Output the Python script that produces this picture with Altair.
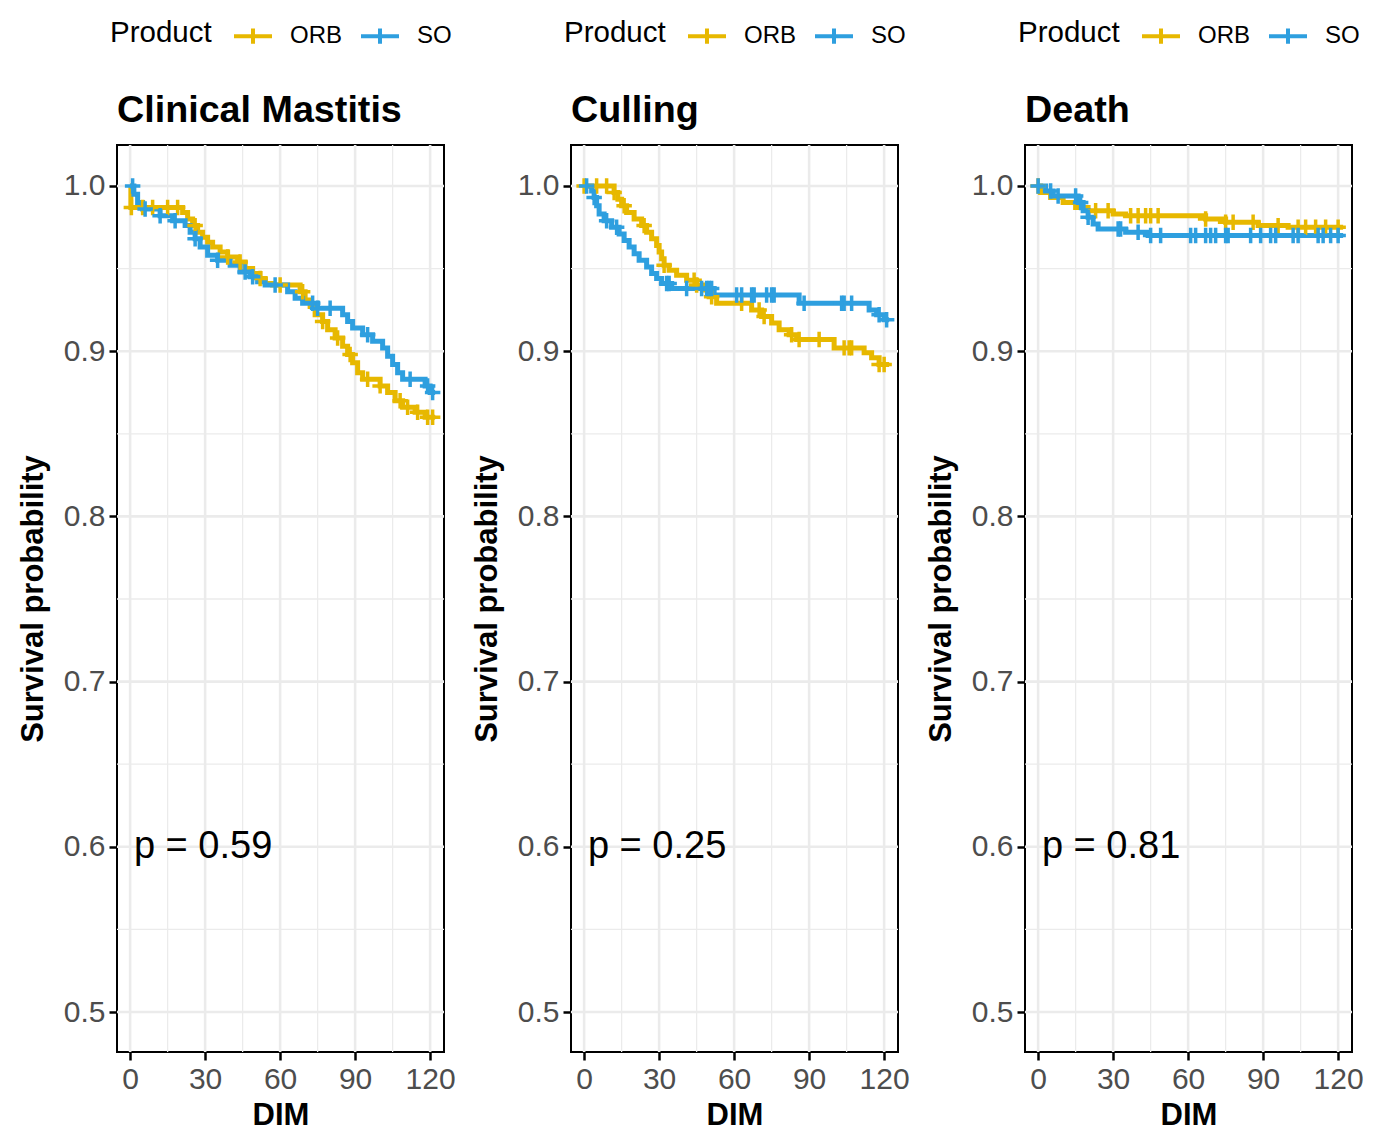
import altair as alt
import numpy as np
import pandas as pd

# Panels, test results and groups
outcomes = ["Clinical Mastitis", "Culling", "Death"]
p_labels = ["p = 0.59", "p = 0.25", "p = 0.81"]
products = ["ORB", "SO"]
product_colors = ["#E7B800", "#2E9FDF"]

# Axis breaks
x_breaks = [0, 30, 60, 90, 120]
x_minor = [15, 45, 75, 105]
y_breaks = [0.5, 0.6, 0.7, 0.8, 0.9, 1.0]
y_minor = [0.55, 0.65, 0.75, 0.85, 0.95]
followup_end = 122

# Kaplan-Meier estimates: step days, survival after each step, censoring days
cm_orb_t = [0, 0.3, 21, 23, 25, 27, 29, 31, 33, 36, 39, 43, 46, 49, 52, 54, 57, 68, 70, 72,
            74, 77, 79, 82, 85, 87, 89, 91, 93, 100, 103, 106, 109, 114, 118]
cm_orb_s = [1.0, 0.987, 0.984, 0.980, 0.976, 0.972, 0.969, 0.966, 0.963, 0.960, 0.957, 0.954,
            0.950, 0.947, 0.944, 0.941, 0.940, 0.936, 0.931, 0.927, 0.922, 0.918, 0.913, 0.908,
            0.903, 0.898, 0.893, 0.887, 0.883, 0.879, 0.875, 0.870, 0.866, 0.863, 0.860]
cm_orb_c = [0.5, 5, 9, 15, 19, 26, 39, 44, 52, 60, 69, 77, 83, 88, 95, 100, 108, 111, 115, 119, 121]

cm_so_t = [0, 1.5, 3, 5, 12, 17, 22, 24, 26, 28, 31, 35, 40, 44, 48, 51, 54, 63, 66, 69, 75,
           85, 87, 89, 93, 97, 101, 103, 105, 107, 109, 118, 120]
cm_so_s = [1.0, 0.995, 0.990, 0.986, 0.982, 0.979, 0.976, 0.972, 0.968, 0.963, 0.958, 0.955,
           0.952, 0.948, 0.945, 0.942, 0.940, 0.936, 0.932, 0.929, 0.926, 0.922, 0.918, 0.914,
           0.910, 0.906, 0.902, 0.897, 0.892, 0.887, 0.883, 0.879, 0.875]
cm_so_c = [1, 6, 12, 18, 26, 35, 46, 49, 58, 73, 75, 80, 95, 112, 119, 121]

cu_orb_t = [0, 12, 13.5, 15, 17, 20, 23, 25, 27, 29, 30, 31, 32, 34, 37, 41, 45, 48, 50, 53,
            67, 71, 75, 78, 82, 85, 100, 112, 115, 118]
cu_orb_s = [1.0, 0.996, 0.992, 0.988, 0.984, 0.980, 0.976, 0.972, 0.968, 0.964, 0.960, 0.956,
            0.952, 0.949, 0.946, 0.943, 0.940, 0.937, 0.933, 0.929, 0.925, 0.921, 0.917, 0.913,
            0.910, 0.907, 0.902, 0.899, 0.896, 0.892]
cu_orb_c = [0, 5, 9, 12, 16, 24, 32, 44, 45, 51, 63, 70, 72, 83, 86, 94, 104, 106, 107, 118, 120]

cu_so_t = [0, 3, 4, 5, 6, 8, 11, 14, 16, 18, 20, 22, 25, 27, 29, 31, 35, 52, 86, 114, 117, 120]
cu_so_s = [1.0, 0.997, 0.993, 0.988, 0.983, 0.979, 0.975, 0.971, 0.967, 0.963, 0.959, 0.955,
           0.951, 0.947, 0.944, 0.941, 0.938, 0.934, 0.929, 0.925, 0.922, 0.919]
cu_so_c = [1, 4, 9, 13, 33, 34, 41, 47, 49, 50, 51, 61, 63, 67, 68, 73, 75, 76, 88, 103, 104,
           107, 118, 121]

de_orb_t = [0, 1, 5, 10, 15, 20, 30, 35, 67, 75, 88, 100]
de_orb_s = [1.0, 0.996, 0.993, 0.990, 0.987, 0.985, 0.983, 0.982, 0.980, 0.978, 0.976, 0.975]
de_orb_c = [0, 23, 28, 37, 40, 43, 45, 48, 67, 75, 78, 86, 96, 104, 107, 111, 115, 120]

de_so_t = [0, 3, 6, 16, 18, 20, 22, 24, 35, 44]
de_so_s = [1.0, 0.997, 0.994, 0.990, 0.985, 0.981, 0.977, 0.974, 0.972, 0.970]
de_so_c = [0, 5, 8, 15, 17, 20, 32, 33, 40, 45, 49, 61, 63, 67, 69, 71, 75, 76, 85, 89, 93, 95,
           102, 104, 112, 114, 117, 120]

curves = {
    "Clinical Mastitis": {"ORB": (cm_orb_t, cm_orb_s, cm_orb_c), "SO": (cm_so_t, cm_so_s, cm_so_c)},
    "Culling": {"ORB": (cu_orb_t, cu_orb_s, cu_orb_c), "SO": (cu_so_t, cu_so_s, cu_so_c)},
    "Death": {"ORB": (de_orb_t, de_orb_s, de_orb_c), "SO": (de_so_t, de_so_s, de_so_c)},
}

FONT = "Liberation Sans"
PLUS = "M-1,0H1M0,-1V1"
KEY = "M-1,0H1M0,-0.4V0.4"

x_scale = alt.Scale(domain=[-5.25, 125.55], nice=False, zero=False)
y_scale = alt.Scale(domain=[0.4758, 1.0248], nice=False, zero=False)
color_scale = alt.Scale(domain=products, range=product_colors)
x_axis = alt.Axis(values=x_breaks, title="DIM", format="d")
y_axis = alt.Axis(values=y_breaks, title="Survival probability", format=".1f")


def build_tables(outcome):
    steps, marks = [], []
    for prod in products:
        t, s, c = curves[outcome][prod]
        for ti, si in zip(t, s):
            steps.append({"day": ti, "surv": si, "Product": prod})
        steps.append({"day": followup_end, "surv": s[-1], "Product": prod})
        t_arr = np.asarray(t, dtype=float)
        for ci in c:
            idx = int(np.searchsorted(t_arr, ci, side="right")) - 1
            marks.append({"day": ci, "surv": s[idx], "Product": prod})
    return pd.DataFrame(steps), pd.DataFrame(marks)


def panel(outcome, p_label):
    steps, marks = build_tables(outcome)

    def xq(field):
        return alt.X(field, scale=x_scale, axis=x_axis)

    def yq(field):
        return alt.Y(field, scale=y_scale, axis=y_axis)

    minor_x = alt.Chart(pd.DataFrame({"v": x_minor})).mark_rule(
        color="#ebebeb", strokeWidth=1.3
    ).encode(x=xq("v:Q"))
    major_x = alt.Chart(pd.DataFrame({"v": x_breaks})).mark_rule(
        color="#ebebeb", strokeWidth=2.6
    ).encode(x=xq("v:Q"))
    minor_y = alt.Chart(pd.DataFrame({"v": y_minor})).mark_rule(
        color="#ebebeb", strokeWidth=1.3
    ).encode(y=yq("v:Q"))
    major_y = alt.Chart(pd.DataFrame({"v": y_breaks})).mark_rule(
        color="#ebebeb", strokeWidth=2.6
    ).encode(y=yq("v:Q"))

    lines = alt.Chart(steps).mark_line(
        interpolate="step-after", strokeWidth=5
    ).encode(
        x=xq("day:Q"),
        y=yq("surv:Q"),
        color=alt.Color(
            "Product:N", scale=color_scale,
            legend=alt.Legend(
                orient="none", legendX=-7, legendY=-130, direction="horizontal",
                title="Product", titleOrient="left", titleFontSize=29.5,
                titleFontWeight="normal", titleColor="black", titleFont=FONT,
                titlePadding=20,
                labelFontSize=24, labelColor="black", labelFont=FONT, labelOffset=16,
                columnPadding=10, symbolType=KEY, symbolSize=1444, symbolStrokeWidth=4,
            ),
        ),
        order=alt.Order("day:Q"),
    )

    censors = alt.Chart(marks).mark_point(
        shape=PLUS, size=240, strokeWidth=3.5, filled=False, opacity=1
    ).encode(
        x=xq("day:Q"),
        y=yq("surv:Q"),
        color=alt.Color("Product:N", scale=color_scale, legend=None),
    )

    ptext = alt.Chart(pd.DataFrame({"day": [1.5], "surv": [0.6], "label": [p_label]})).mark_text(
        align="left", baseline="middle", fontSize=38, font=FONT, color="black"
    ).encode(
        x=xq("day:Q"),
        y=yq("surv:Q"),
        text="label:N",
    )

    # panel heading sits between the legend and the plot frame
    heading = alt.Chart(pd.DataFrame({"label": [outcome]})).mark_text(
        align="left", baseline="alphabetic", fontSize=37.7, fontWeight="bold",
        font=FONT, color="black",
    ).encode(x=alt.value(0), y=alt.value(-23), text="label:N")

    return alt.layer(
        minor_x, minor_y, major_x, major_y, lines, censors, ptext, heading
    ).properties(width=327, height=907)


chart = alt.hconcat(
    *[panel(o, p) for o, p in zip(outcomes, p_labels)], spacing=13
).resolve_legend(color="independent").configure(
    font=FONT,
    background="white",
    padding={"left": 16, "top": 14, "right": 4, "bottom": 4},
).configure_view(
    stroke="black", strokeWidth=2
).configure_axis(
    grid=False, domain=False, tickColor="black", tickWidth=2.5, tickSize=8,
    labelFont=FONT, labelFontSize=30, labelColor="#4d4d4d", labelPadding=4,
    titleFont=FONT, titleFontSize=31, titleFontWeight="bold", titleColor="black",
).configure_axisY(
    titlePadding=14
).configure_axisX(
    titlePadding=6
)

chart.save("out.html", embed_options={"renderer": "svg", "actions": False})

--- EXERCISE PROMPT ---
Repeat only the lines between the start of the data and the line with "115, 119, 121]", including those two lines, and skip the pictures.

--- SOLUTION TO THE EXERCISE ---
Output the Python script that produces this picture with Altair.
import altair as alt
import numpy as np
import pandas as pd

# Panels, test results and groups
outcomes = ["Clinical Mastitis", "Culling", "Death"]
p_labels = ["p = 0.59", "p = 0.25", "p = 0.81"]
products = ["ORB", "SO"]
product_colors = ["#E7B800", "#2E9FDF"]

# Axis breaks
x_breaks = [0, 30, 60, 90, 120]
x_minor = [15, 45, 75, 105]
y_breaks = [0.5, 0.6, 0.7, 0.8, 0.9, 1.0]
y_minor = [0.55, 0.65, 0.75, 0.85, 0.95]
followup_end = 122

# Kaplan-Meier estimates: step days, survival after each step, censoring days
cm_orb_t = [0, 0.3, 21, 23, 25, 27, 29, 31, 33, 36, 39, 43, 46, 49, 52, 54, 57, 68, 70, 72,
            74, 77, 79, 82, 85, 87, 89, 91, 93, 100, 103, 106, 109, 114, 118]
cm_orb_s = [1.0, 0.987, 0.984, 0.980, 0.976, 0.972, 0.969, 0.966, 0.963, 0.960, 0.957, 0.954,
            0.950, 0.947, 0.944, 0.941, 0.940, 0.936, 0.931, 0.927, 0.922, 0.918, 0.913, 0.908,
            0.903, 0.898, 0.893, 0.887, 0.883, 0.879, 0.875, 0.870, 0.866, 0.863, 0.860]
cm_orb_c = [0.5, 5, 9, 15, 19, 26, 39, 44, 52, 60, 69, 77, 83, 88, 95, 100, 108, 111, 115, 119, 121]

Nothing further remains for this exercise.